The research is pointing at something simple: if you want groups of humans to trust each other deeply enough to do hard things together, you need to let them experience real difficulty honestly. Not manufactured drama. Not imposed suffering. But genuine challenge, faced with honesty, and processed together without pretense.
If that became the design principle for how communities, schools, workplaces, and civic groups were organized — if we stopped optimizing for smooth and started building the infrastructure for honest difficulty — the collective capacity of human groups would change. Real solidarity, at scale, is what would allow communities to navigate the actual crises ahead: ecological, economic, political. The thin version can't hold.

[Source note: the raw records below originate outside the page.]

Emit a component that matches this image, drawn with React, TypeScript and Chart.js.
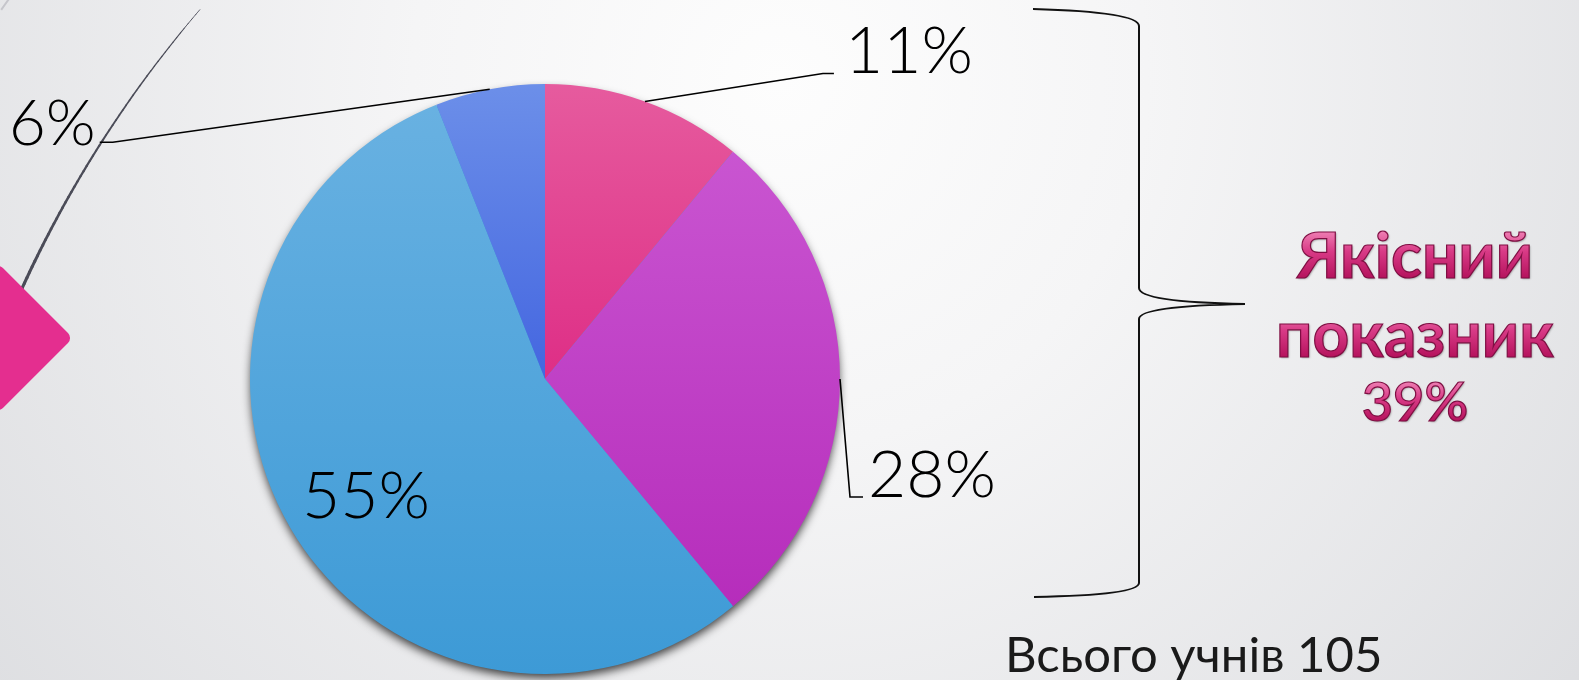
import React, { useEffect, useRef } from 'react';
import { Chart, registerables } from 'chart.js';

Chart.register(...registerables);

const WIDTH = 1579;
const HEIGHT = 680;

// ---- data ----
const categories = ['11%', '28%', '55%', '6%'];
const values = [11, 28, 55, 6];
const summaryLines = ['Якісний', 'показник', '39%'];
const totalLine = 'Всього учнів 105';

// ---- styles ----
const sliceGradients: [number, string][][] = [
  [[0, '#e65b9e'], [0.5, '#de2e86'], [1, '#d81a7c']],
  [[0, '#cc5bd4'], [1, '#b327b8']],
  [[0, '#6ab2e2'], [1, '#3d9ad6']],
  [[0, '#6c8fe9'], [0.5, '#4466e0'], [1, '#3a58d8']],
];

// label layout relative to slice anchor (outer edge at mid angle) or centre
const labelPlacement = [
  { leader: true, elbow: [178, -28], end: [189, -28], text: [200, -28], align: 'left', size: 66 },
  { leader: true, elbow: [10, 118], end: [23, 118], text: [28, 118], align: 'left', size: 66 },
  { leader: false, text: [-243, 139], align: 'left', size: 66 },
  { leader: true, elbow: [-377, 53], end: [-390, 53], text: [-394, 56], align: 'right', size: 64 },
];

const summaryStyle = [
  { size: 64, weight: 'bold', baseline: 278 },
  { size: 64, weight: 'bold', baseline: 357 },
  { size: 54, weight: '600', baseline: 421 },
];

const backgroundPlugin = {
  id: 'slideBackground',
  beforeDraw(chart: any) {
    const ctx: CanvasRenderingContext2D = chart.ctx;
    ctx.save();
    const g = ctx.createRadialGradient(780, 80, 0, 780, 80, 1050);
    g.addColorStop(0, '#fdfdfd');
    g.addColorStop(0.35, '#f5f5f6');
    g.addColorStop(1, '#dcdde0');
    ctx.fillStyle = g;
    ctx.fillRect(0, 0, WIDTH, HEIGHT);

    // faint outer arc (top-left corner)
    ctx.beginPath();
    ctx.arc(1095, 777, 1336, -2.53, -2.47);
    ctx.strokeStyle = 'rgba(190,190,196,0.8)';
    ctx.lineWidth = 2;
    ctx.stroke();

    // dark decorative arc with tapering width
    const cx = 1095, cy = 777, r = 1179;
    const a0 = -2.74, a1 = -2.433;
    const steps = 60;
    ctx.strokeStyle = '#4b4c58';
    ctx.lineCap = 'round';
    for (let i = 0; i < steps; i++) {
      const t0 = a0 + ((a1 - a0) * i) / steps;
      const t1 = a0 + ((a1 - a0) * (i + 1)) / steps;
      ctx.beginPath();
      ctx.arc(cx, cy, r, t0, t1);
      ctx.lineWidth = 3.4 - (2.6 * i) / steps;
      ctx.stroke();
    }

    // pink diamond
    ctx.save();
    ctx.translate(-2, 338);
    ctx.rotate(Math.PI / 4);
    ctx.beginPath();
    const s = 106;
    (ctx as any).roundRect(-s / 2, -s / 2, s, s, 7);
    ctx.fillStyle = '#e42e8f';
    ctx.fill();
    ctx.restore();

    // curly brace
    ctx.beginPath();
    ctx.moveTo(1033, 9);
    ctx.quadraticCurveTo(1139, 12, 1139, 26);
    ctx.lineTo(1139, 288);
    ctx.quadraticCurveTo(1139, 302, 1245, 304);
    ctx.quadraticCurveTo(1139, 306, 1139, 319);
    ctx.lineTo(1139, 583);
    ctx.quadraticCurveTo(1139, 595, 1034, 597);
    ctx.strokeStyle = '#111';
    ctx.lineWidth = 2;
    ctx.lineCap = 'butt';
    ctx.stroke();

    // summary text
    ctx.textAlign = 'center';
    ctx.textBaseline = 'alphabetic';
    summaryLines.forEach((line, i) => {
      const st = summaryStyle[i];
      const y = st.baseline;
      ctx.font = `${st.weight} ${st.size}px Lato, "Noto Sans", sans-serif`;
      const tg = ctx.createLinearGradient(0, y - st.size * 0.75, 0, y);
      tg.addColorStop(0, '#f083b6');
      tg.addColorStop(0.45, '#d83a86');
      tg.addColorStop(1, '#b5135d');
      ctx.save();
      ctx.shadowColor = 'rgba(0,0,0,0.35)';
      ctx.shadowBlur = 2;
      ctx.shadowOffsetX = 1;
      ctx.shadowOffsetY = 1;
      ctx.fillStyle = tg;
      ctx.fillText(line, 1415, y);
      ctx.restore();
      ctx.strokeStyle = '#7e0e42';
      ctx.lineWidth = 1.2;
      ctx.strokeText(line, 1415, y);
    });

    ctx.textAlign = 'left';
    ctx.font = '49px Lato, "Noto Sans", sans-serif';
    ctx.fillStyle = '#1a1a1a';
    ctx.fillText(totalLine, 1005, 672);
    ctx.restore();
  },
};

const shadowPlugin = {
  id: 'pieShadow',
  beforeDatasetsDraw(chart: any) {
    const el = chart.getDatasetMeta(0).data[0];
    if (!el) return;
    const p = el.getProps(['x', 'y', 'outerRadius'], true);
    const ctx: CanvasRenderingContext2D = chart.ctx;
    ctx.save();
    ctx.shadowColor = 'rgba(0,0,0,0.75)';
    ctx.shadowBlur = 10;
    ctx.shadowOffsetY = 5;
    ctx.beginPath();
    ctx.arc(p.x, p.y, p.outerRadius - 1, 0, Math.PI * 2);
    ctx.fillStyle = '#3d9ad6';
    ctx.fill();
    ctx.restore();
  },
};

const labelsPlugin = {
  id: 'sliceLabels',
  afterDatasetsDraw(chart: any) {
    const ctx: CanvasRenderingContext2D = chart.ctx;
    const meta = chart.getDatasetMeta(0);
    meta.data.forEach((el: any, i: number) => {
      const p = el.getProps(['x', 'y', 'startAngle', 'endAngle', 'outerRadius'], true);
      const mid = (p.startAngle + p.endAngle) / 2;
      const ax = p.x + Math.cos(mid) * p.outerRadius;
      const ay = p.y + Math.sin(mid) * p.outerRadius;
      const pl: any = labelPlacement[i];
      let tx: number, ty: number;
      ctx.save();
      if (pl.leader) {
        ctx.beginPath();
        ctx.moveTo(ax, ay);
        ctx.lineTo(ax + pl.elbow[0], ay + pl.elbow[1]);
        ctx.lineTo(ax + pl.end[0], ay + pl.end[1]);
        ctx.strokeStyle = '#000';
        ctx.lineWidth = 1.6;
        ctx.stroke();
        tx = ax + pl.text[0];
        ty = ay + pl.text[1];
      } else {
        tx = p.x + pl.text[0];
        ty = p.y + pl.text[1];
      }
      ctx.font = `300 ${pl.size}px Lato, "Noto Sans", sans-serif`;
      ctx.textAlign = pl.align;
      ctx.textBaseline = 'alphabetic';
      ctx.fillStyle = '#000';
      ctx.fillText(`${values[i]}%`, tx, ty);
      ctx.restore();
    });
  },
};

export default function App() {
  const ref = useRef<HTMLCanvasElement>(null);
  useEffect(() => {
    document.body.style.margin = '0';
    const canvas = ref.current;
    if (!canvas) return;
    const chart = new Chart(canvas, {
      type: 'pie',
      data: {
        labels: categories,
        datasets: [
          {
            data: values,
            borderWidth: 0,
            backgroundColor: (c: any) => {
              const area = c.chart.chartArea;
              const stops = sliceGradients[c.dataIndex] || sliceGradients[0];
              if (!area) return stops[0][1];
              const g = c.chart.ctx.createLinearGradient(0, area.top, 0, area.bottom);
              stops.forEach(([o, col]) => g.addColorStop(o, col));
              return g;
            },
          },
        ],
      },
      options: {
        responsive: false,
        maintainAspectRatio: false,
        devicePixelRatio: 1,
        animation: false,
        layout: { padding: { top: 84, bottom: 6, left: 250, right: 739 } },
        plugins: {
          legend: { display: false },
          tooltip: { enabled: false },
        },
      },
      plugins: [backgroundPlugin, shadowPlugin, labelsPlugin],
    });
    let alive = true;
    (document as any).fonts?.ready?.then(() => {
      if (alive) chart.update();
    });
    return () => {
      alive = false;
      chart.destroy();
    };
  }, []);
  return (
    <canvas
      ref={ref}
      width={WIDTH}
      height={HEIGHT}
      style={{ display: 'block', width: WIDTH, height: HEIGHT }}
    />
  );
}
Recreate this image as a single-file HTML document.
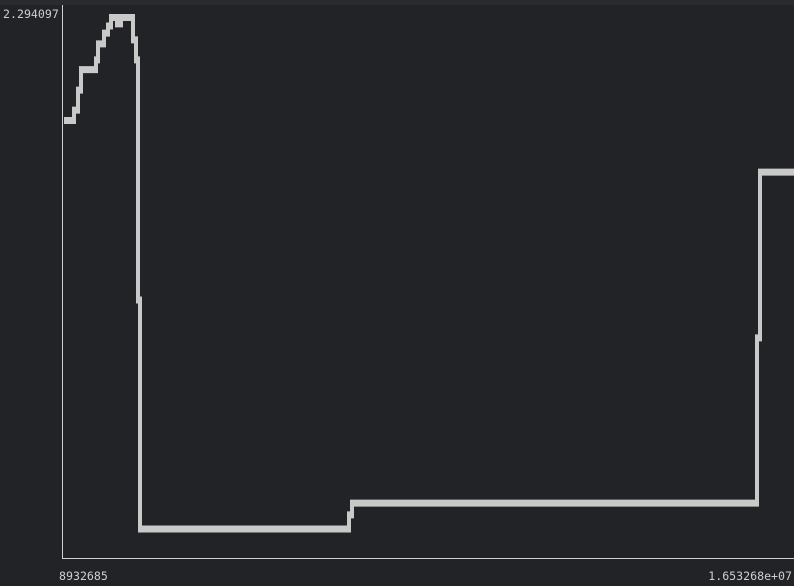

Difficulty, honestly faced together, is not the problem. It's the path.
Reflection Prompts
1. Think of a time you went through something hard with a group. Did the honest processing happen afterward? What was the effect?
2. In your current community or team, what difficult truths are people referring to obliquely but not naming directly? What would happen if someone named them?
3. If you were designing a group initiation or onboarding process to build real trust fast, what genuine shared challenge — not manufactured drama, but real purposeful struggle — would you include?
4. Who in your life have you seen at their most honest and uncertain? How does your trust in them compare to people you've only seen in managed, professional settings?